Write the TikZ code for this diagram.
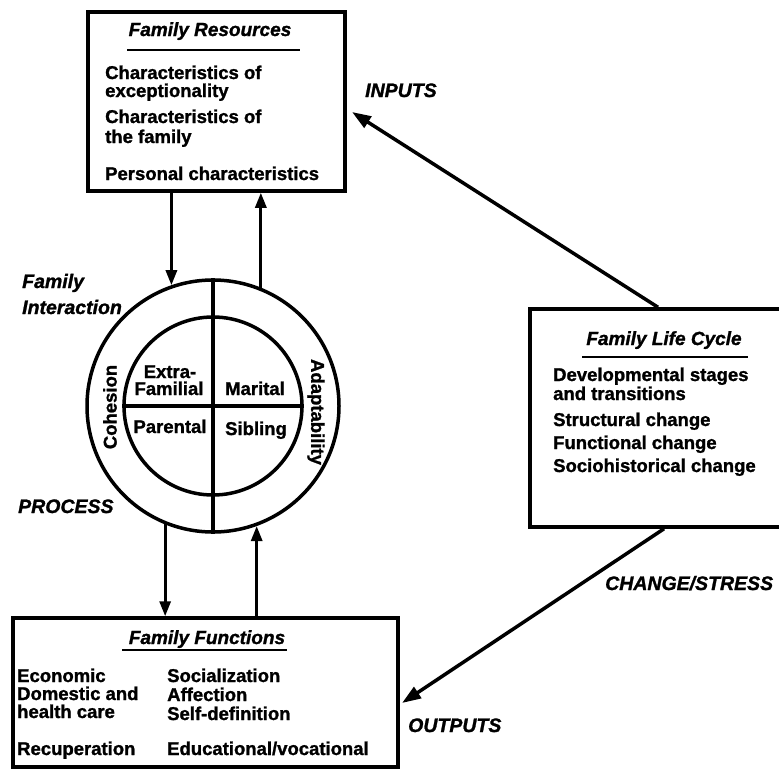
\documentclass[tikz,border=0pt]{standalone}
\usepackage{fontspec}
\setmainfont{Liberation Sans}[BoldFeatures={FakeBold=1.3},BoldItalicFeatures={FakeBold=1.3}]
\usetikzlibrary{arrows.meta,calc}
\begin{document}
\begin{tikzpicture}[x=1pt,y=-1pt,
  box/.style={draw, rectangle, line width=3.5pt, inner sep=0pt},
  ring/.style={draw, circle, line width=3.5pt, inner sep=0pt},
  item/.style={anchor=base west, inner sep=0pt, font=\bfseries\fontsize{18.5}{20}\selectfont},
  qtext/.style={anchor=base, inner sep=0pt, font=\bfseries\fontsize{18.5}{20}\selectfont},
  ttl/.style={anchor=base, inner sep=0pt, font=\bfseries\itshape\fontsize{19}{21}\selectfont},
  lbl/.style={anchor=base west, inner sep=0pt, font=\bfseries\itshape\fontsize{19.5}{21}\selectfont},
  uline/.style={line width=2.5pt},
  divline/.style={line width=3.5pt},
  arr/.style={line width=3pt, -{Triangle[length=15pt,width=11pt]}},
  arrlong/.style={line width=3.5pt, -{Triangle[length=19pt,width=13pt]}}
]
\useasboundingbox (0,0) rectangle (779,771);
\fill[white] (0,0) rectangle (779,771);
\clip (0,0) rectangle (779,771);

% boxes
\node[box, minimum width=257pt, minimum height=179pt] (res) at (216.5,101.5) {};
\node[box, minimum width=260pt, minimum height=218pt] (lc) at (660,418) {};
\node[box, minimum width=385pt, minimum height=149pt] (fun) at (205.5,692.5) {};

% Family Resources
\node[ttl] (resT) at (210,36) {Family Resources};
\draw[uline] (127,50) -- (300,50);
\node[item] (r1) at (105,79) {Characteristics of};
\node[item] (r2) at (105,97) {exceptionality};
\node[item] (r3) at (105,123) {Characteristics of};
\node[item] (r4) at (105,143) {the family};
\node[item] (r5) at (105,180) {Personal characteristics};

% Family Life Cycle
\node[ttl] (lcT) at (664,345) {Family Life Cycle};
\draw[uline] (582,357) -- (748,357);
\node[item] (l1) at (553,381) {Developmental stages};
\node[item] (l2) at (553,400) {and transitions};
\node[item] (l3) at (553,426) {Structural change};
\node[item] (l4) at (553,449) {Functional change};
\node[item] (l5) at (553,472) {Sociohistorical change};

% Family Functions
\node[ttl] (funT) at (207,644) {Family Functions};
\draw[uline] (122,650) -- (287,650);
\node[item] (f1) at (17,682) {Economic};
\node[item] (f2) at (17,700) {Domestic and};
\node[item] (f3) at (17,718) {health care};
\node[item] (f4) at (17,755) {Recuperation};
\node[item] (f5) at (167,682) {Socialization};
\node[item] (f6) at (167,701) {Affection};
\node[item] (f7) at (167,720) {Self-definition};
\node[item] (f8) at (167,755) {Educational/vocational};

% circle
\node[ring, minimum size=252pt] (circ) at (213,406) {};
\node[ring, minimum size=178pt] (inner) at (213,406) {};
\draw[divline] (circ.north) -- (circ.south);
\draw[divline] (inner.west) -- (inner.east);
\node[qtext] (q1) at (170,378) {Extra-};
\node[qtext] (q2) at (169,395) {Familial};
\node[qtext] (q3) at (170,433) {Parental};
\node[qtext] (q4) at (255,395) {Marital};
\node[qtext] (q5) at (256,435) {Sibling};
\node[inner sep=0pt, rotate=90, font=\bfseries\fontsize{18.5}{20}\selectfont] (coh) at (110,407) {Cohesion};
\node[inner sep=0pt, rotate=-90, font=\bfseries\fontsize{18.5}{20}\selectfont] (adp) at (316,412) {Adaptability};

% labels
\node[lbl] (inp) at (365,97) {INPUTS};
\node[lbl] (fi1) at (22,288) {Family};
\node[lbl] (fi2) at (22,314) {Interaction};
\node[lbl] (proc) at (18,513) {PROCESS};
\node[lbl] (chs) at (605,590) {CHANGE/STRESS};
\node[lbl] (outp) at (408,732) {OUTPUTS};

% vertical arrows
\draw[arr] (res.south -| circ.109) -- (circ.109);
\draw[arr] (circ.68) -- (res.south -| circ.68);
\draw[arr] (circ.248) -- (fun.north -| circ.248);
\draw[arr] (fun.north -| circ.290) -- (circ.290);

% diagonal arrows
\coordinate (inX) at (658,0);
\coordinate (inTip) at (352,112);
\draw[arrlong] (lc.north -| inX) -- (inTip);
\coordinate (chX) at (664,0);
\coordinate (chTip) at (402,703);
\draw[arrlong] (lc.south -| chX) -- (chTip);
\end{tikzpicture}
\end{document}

+-------+

■ **Exercise**
Give an exact copy of the material, leaving out every picture.

■ **Result of this task**
Write the TikZ code for this diagram.
\documentclass[tikz,border=0pt]{standalone}
\usepackage{fontspec}
\setmainfont{Liberation Sans}[BoldFeatures={FakeBold=1.3},BoldItalicFeatures={FakeBold=1.3}]
\usetikzlibrary{arrows.meta,calc}
\begin{document}
\begin{tikzpicture}[x=1pt,y=-1pt,
  box/.style={draw, rectangle, line width=3.5pt, inner sep=0pt},
  ring/.style={draw, circle, line width=3.5pt, inner sep=0pt},
  item/.style={anchor=base west, inner sep=0pt, font=\bfseries\fontsize{18.5}{20}\selectfont},
  qtext/.style={anchor=base, inner sep=0pt, font=\bfseries\fontsize{18.5}{20}\selectfont},
  ttl/.style={anchor=base, inner sep=0pt, font=\bfseries\itshape\fontsize{19}{21}\selectfont},
  lbl/.style={anchor=base west, inner sep=0pt, font=\bfseries\itshape\fontsize{19.5}{21}\selectfont},
  uline/.style={line width=2.5pt},
  divline/.style={line width=3.5pt},
  arr/.style={line width=3pt, -{Triangle[length=15pt,width=11pt]}},
  arrlong/.style={line width=3.5pt, -{Triangle[length=19pt,width=13pt]}}
]
\useasboundingbox (0,0) rectangle (779,771);
\fill[white] (0,0) rectangle (779,771);
\clip (0,0) rectangle (779,771);

% boxes
\node[box, minimum width=257pt, minimum height=179pt] (res) at (216.5,101.5) {};
\node[box, minimum width=260pt, minimum height=218pt] (lc) at (660,418) {};
\node[box, minimum width=385pt, minimum height=149pt] (fun) at (205.5,692.5) {};

% Family Resources
\node[ttl] (resT) at (210,36) {Family Resources};
\draw[uline] (127,50) -- (300,50);
\node[item] (r1) at (105,79) {Characteristics of};
\node[item] (r2) at (105,97) {exceptionality};
\node[item] (r3) at (105,123) {Characteristics of};
\node[item] (r4) at (105,143) {the family};
\node[item] (r5) at (105,180) {Personal characteristics};

% Family Life Cycle
\node[ttl] (lcT) at (664,345) {Family Life Cycle};
\draw[uline] (582,357) -- (748,357);
\node[item] (l1) at (553,381) {Developmental stages};
\node[item] (l2) at (553,400) {and transitions};
\node[item] (l3) at (553,426) {Structural change};
\node[item] (l4) at (553,449) {Functional change};
\node[item] (l5) at (553,472) {Sociohistorical change};

% Family Functions
\node[ttl] (funT) at (207,644) {Family Functions};
\draw[uline] (122,650) -- (287,650);
\node[item] (f1) at (17,682) {Economic};
\node[item] (f2) at (17,700) {Domestic and};
\node[item] (f3) at (17,718) {health care};
\node[item] (f4) at (17,755) {Recuperation};
\node[item] (f5) at (167,682) {Socialization};
\node[item] (f6) at (167,701) {Affection};
\node[item] (f7) at (167,720) {Self-definition};
\node[item] (f8) at (167,755) {Educational/vocational};

% circle
\node[ring, minimum size=252pt] (circ) at (213,406) {};
\node[ring, minimum size=178pt] (inner) at (213,406) {};
\draw[divline] (circ.north) -- (circ.south);
\draw[divline] (inner.west) -- (inner.east);
\node[qtext] (q1) at (170,378) {Extra-};
\node[qtext] (q2) at (169,395) {Familial};
\node[qtext] (q3) at (170,433) {Parental};
\node[qtext] (q4) at (255,395) {Marital};
\node[qtext] (q5) at (256,435) {Sibling};
\node[inner sep=0pt, rotate=90, font=\bfseries\fontsize{18.5}{20}\selectfont] (coh) at (110,407) {Cohesion};
\node[inner sep=0pt, rotate=-90, font=\bfseries\fontsize{18.5}{20}\selectfont] (adp) at (316,412) {Adaptability};

% labels
\node[lbl] (inp) at (365,97) {INPUTS};
\node[lbl] (fi1) at (22,288) {Family};
\node[lbl] (fi2) at (22,314) {Interaction};
\node[lbl] (proc) at (18,513) {PROCESS};
\node[lbl] (chs) at (605,590) {CHANGE/STRESS};
\node[lbl] (outp) at (408,732) {OUTPUTS};

% vertical arrows
\draw[arr] (res.south -| circ.109) -- (circ.109);
\draw[arr] (circ.68) -- (res.south -| circ.68);
\draw[arr] (circ.248) -- (fun.north -| circ.248);
\draw[arr] (fun.north -| circ.290) -- (circ.290);

% diagonal arrows
\coordinate (inX) at (658,0);
\coordinate (inTip) at (352,112);
\draw[arrlong] (lc.north -| inX) -- (inTip);
\coordinate (chX) at (664,0);
\coordinate (chTip) at (402,703);
\draw[arrlong] (lc.south -| chX) -- (chTip);
\end{tikzpicture}
\end{document}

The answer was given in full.